The Wren is easily recognisable by its rich brown plumage, dumpy and almost rounded body, with a fine bill and a strikingly short narrow tail often held upright. The underparts are paler with grey barring. For such a petit bird it has a surprisingly loud voice and can hit two notes at the same time. Throughout the UK the Wren is the most common UK breeding bird with 8,600,000 territories. So, you may be unaware that you have this frequent visitor in your
garden foraging very actively in dense shrubbery.
How do Wrens nest?
During courtship the male will sing alerting the female to possible nesting sites. The male and females can often have more than one mate; the females can even move on and leave the current mate to raise their first brood, while she moves to another male’s territory to nest again.
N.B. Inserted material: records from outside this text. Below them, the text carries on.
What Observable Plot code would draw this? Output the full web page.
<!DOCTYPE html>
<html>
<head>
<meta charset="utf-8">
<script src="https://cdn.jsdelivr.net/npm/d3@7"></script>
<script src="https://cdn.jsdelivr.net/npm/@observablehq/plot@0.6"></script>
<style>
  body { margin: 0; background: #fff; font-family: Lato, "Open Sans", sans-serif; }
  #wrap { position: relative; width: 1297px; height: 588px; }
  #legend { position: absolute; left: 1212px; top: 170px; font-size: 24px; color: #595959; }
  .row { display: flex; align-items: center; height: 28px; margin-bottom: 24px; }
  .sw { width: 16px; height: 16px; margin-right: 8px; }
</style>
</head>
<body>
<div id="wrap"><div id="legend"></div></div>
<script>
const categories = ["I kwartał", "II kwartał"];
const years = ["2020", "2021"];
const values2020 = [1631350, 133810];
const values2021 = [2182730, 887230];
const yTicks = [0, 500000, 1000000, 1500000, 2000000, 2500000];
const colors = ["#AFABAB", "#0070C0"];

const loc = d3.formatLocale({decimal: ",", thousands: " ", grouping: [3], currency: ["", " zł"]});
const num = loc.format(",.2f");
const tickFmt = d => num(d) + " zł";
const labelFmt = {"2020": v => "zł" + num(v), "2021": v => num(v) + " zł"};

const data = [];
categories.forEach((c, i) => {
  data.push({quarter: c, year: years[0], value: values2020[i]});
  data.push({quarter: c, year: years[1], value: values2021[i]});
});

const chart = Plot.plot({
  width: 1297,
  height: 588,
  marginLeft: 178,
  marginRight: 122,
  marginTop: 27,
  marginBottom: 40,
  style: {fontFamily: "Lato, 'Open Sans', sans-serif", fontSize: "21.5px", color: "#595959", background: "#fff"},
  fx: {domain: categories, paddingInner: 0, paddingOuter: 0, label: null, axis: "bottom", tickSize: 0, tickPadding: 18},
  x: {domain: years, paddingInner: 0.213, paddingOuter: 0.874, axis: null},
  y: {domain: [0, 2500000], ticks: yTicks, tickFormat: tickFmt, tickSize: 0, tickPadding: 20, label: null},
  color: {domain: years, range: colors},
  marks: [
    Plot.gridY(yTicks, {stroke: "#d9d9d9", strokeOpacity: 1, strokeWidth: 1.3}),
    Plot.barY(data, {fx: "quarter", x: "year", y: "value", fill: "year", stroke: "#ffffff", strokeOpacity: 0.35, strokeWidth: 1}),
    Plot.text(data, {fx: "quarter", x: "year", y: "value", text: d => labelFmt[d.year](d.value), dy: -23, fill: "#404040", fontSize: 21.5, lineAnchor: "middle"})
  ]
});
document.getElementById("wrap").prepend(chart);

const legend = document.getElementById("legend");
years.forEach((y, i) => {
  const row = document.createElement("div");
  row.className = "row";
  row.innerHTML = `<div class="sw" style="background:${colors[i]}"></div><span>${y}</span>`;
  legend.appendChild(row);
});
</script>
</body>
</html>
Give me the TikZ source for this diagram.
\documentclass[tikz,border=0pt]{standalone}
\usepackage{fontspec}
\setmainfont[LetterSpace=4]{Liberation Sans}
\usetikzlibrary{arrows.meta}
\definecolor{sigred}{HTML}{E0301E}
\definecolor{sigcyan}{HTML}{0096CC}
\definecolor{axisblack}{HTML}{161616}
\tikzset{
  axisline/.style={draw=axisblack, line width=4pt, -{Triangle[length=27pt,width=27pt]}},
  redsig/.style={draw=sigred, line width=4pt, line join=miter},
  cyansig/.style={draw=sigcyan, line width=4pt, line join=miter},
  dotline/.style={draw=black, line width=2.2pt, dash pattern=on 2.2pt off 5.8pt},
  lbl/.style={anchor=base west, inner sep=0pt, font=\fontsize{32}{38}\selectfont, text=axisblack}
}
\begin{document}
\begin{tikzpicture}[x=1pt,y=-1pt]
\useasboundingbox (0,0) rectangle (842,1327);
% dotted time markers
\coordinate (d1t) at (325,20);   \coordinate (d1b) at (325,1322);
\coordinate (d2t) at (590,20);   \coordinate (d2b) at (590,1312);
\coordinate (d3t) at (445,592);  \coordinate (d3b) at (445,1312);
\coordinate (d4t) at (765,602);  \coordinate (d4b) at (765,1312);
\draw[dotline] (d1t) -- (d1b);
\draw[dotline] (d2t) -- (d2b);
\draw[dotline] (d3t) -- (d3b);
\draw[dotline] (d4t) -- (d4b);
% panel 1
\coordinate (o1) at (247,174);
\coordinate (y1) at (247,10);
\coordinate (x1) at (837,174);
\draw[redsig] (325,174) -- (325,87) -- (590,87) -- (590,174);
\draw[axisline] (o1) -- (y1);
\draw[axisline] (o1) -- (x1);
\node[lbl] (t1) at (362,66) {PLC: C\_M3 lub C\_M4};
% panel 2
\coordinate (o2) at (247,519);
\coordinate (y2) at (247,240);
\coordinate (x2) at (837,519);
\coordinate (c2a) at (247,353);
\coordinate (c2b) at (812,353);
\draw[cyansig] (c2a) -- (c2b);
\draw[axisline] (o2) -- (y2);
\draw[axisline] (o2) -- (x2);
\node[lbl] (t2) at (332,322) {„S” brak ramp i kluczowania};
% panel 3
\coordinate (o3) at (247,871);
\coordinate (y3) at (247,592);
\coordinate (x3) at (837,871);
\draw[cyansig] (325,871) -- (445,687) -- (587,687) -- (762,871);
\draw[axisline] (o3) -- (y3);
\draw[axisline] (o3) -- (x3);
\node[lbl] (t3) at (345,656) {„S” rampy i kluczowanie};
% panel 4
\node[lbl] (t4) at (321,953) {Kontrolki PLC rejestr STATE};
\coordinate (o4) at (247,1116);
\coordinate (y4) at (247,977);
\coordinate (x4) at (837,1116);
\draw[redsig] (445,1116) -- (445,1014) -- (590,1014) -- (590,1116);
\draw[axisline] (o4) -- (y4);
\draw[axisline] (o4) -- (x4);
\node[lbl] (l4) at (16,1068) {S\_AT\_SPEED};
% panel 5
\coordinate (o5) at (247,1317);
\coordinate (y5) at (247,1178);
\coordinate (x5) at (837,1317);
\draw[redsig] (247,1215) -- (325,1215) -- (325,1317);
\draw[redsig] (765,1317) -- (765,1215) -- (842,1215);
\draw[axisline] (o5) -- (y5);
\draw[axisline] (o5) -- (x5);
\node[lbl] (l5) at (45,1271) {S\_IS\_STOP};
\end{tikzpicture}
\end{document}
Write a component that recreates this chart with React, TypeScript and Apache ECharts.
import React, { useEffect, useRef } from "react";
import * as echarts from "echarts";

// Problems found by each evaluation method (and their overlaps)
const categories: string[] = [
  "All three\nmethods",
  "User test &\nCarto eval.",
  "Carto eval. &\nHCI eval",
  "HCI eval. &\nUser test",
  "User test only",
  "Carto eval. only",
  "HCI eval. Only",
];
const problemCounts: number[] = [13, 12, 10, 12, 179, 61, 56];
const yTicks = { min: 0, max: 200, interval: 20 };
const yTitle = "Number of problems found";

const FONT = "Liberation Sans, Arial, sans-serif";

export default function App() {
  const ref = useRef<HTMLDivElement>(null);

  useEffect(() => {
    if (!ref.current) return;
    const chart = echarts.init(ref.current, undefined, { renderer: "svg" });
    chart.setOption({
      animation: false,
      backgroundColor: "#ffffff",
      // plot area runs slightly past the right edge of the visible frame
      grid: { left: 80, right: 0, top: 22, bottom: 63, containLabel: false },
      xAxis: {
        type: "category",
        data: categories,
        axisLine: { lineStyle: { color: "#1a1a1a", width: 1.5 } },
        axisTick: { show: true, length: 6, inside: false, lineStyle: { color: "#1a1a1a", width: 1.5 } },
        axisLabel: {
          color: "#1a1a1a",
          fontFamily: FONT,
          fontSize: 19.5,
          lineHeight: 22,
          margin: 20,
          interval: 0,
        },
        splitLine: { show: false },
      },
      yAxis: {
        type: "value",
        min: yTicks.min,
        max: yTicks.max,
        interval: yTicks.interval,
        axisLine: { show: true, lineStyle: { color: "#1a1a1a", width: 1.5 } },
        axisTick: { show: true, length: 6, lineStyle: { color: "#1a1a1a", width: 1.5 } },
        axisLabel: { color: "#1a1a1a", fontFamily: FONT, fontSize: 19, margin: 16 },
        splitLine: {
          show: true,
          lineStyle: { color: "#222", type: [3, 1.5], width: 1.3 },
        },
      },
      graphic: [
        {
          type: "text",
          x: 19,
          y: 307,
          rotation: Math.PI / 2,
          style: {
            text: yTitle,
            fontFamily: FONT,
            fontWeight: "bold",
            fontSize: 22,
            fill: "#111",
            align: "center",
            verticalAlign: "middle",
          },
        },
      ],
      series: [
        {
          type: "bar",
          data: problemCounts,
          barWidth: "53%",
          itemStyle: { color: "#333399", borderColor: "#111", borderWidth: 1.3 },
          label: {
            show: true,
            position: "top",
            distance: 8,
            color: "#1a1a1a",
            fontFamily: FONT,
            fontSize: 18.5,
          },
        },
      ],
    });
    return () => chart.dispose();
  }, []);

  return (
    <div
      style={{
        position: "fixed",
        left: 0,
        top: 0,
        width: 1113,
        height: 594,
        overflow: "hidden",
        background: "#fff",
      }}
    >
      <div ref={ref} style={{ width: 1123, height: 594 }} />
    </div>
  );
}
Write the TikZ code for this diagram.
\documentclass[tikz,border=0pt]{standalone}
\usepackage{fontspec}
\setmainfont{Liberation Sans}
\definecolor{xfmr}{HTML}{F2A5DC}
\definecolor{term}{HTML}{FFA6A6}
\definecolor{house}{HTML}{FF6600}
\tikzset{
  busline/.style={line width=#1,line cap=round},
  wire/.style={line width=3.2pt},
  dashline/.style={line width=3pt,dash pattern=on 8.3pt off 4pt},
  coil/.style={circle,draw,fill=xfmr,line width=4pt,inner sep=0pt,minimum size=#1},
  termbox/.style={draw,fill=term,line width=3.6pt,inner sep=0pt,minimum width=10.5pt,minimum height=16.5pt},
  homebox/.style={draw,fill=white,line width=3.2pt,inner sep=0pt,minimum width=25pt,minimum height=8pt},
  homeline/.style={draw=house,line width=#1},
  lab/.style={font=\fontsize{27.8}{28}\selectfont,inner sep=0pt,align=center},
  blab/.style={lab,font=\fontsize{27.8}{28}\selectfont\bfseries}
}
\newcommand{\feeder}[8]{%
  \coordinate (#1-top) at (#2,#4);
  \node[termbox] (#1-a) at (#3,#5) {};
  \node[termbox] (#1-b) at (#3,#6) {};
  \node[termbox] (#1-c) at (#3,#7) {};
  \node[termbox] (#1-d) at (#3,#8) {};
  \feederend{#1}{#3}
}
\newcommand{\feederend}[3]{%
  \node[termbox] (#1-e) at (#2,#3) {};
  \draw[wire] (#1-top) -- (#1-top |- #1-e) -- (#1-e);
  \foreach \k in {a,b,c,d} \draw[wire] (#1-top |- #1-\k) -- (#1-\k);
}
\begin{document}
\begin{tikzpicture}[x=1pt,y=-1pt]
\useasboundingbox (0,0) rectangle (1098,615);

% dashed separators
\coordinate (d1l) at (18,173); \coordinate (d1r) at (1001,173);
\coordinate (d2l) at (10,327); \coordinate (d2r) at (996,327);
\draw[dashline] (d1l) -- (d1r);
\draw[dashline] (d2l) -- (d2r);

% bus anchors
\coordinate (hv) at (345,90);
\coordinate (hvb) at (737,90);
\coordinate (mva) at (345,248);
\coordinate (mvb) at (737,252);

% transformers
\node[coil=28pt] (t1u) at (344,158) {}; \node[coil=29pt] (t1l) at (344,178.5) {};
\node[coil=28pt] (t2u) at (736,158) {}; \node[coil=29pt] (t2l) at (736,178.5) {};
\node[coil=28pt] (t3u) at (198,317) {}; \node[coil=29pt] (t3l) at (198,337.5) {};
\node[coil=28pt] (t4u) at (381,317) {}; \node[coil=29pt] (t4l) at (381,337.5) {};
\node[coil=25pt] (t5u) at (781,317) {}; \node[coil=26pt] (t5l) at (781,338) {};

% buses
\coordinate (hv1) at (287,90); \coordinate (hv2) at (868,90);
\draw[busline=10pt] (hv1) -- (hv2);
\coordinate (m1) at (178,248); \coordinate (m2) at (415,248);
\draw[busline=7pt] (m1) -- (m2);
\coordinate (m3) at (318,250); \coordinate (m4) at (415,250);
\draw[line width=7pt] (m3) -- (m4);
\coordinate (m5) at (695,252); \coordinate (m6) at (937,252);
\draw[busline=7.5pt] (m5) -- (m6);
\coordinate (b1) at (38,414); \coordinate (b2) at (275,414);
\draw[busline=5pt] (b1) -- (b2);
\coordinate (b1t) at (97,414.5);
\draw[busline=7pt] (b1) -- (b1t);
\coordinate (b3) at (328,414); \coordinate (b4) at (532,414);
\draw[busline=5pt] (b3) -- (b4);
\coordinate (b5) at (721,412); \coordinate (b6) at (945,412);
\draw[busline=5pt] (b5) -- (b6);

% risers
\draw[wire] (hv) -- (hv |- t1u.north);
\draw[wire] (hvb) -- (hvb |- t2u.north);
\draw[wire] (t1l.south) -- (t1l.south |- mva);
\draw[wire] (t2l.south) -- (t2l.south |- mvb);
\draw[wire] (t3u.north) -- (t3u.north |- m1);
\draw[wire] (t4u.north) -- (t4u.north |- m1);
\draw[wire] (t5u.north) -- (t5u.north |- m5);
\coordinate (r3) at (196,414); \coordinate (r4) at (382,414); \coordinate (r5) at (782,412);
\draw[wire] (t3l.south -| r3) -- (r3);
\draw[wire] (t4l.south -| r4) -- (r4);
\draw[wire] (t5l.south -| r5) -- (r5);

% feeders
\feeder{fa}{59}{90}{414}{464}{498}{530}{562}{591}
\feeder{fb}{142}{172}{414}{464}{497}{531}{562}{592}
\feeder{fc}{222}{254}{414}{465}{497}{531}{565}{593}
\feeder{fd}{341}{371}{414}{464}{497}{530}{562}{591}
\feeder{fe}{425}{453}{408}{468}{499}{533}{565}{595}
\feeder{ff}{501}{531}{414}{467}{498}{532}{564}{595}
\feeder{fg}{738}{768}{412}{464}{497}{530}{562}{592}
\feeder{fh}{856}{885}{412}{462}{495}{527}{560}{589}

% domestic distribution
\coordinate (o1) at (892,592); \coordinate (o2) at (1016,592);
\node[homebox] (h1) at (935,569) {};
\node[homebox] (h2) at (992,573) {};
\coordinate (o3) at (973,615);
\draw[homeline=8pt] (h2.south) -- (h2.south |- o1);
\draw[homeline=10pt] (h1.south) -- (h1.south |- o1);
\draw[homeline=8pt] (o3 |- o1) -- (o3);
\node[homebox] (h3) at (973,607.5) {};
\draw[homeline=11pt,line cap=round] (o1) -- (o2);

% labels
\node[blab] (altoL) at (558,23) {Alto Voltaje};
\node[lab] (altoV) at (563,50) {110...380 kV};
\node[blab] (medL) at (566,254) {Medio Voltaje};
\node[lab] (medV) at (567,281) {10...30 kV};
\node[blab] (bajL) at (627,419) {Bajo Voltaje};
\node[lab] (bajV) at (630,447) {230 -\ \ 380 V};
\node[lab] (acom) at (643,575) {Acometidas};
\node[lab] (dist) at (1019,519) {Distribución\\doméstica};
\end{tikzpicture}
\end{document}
Wrens nest in various sites such as cavities, natural tree hollows, old woodpecker holes or narrow openings in buildings. They’re also known to nest in enclosed spaces like flowerpots, parked cars, shoes and drainpipes. These nesting sites are usually positioned low to the ground. The male will build incomplete nests in several places to attract the female to mate – then the female will complete the nest, adding her finishing touches. Each nest is built on a foundation of twigs, topped with softer plant debris, grass, animal fur and feathers.
A Wren can lay up to 7 eggs or occasionally more. All eggs are white and feature several reddish-brown dots. The incubation period usual last between 12-15 days. After a fortnight or so after hatching the chicks will fledge the nest. The juveniles look similar to adult birds but are redder with a streaked head and nape and darker underparts.